The documentary “Pussy Riot: A Punk Prayer,” directed by Mike Lerner and GSAS graduate and research fellow Maxim Pozdorovkin, also won the World Cinema Documentary Special Jury Award for Punk Spirit at Sundance. The film chronicles the legal trial of the punk band Pussy Riot, whose members were arrested last year after storming a Russian cathedral and performing their religious protest song “A Punk Prayer.”
According to Pozdorovkin, the movie deals with the unique “feminist revolution” encouraged by Pussy Riot through a melding of political activism and contemporary music.
In the short film genre, VES graduate Damien S. Chazelle ’07 won The Short Film Jury Award in U.S. fiction for “Whiplash,” which tells the story of a drummer who aspires to rise through the ranks at a top conservatory’s jazz orchestra.
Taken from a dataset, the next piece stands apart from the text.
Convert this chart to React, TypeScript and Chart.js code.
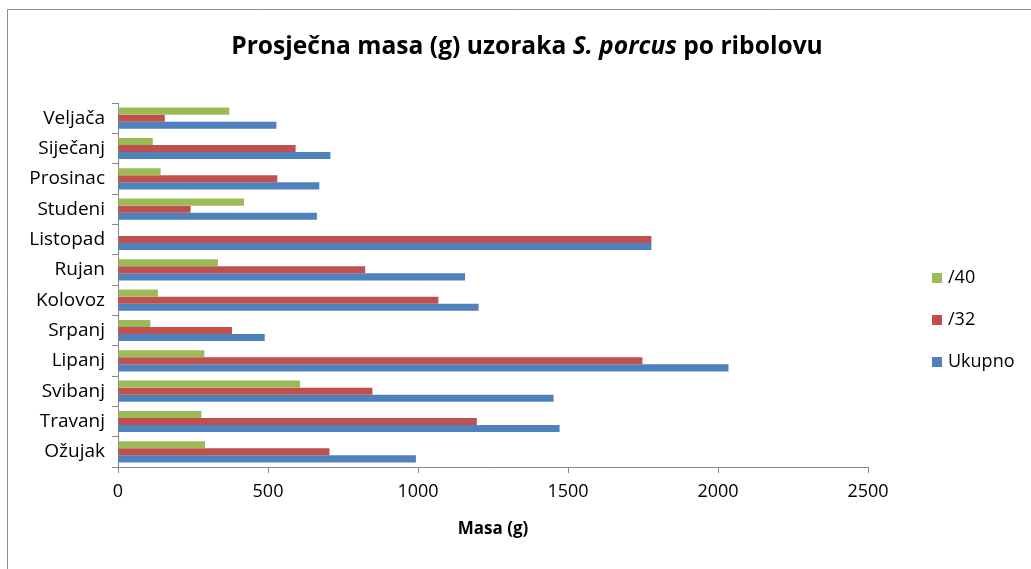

The film’s production brought together several generations of VES affiliates. Chazelle credits his experiences at VES with preparing him for an artistic career.
“I had a fantastic experience with VES,” said Chazelle, who plans to turn the short into a feature-length film in the future. “It defined who I am as a filmmaker now.”
VES alumnus Andrew J. Bujalski ’98 won this year’s Alfred P. Sloan Feature Film prize for “Computer Chess,” a black-and-white comedy about the relationships formed among the competitors at a 1980s computer chess tournament.